## Task details
Tally the lines of the listing that contain the string "seaborn". Give the number and nothing else.

## Information shown
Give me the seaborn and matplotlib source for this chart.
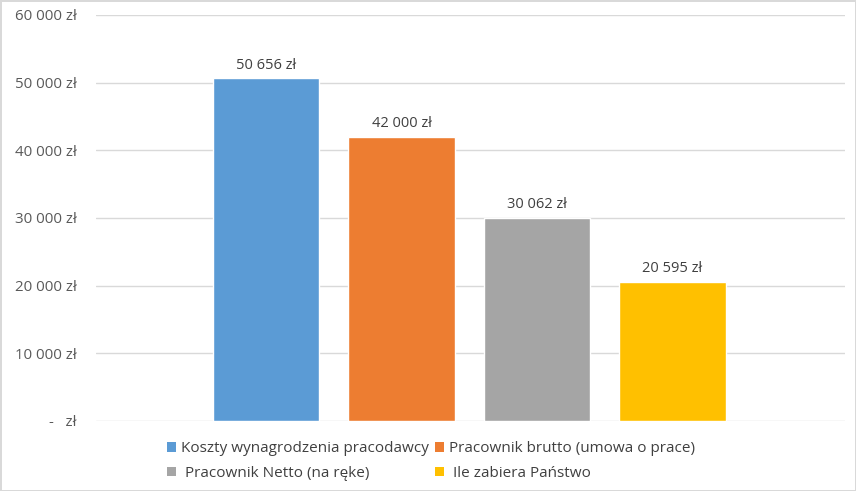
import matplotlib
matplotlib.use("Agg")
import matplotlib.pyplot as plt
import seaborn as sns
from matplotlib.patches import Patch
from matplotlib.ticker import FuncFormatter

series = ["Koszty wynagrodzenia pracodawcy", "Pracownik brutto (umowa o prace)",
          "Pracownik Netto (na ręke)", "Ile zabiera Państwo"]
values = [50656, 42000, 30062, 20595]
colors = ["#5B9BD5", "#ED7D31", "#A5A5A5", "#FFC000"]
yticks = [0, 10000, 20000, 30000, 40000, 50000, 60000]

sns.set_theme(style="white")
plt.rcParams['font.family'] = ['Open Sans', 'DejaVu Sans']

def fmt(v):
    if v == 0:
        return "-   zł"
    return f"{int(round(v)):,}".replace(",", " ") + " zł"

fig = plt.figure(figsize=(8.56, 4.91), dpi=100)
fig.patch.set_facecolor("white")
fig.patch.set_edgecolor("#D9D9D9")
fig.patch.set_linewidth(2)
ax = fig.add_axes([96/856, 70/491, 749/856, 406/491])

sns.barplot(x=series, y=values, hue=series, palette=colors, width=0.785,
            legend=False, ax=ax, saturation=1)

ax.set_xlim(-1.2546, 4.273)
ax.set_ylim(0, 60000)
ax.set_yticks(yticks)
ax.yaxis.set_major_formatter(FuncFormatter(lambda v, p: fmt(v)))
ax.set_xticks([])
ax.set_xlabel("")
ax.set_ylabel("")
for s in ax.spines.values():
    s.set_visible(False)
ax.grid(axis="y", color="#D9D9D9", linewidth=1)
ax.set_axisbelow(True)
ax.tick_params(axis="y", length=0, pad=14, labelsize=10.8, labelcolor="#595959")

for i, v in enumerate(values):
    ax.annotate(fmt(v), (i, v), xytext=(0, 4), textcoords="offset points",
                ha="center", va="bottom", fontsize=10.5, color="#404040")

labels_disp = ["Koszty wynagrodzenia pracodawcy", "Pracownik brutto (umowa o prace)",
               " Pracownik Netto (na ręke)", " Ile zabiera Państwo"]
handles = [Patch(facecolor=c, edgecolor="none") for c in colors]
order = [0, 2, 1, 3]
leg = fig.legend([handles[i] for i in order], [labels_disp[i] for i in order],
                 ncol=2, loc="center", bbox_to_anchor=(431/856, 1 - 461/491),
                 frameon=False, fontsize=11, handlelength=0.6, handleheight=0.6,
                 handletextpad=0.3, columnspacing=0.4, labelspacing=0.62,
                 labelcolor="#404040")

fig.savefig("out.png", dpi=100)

## Exercise response
2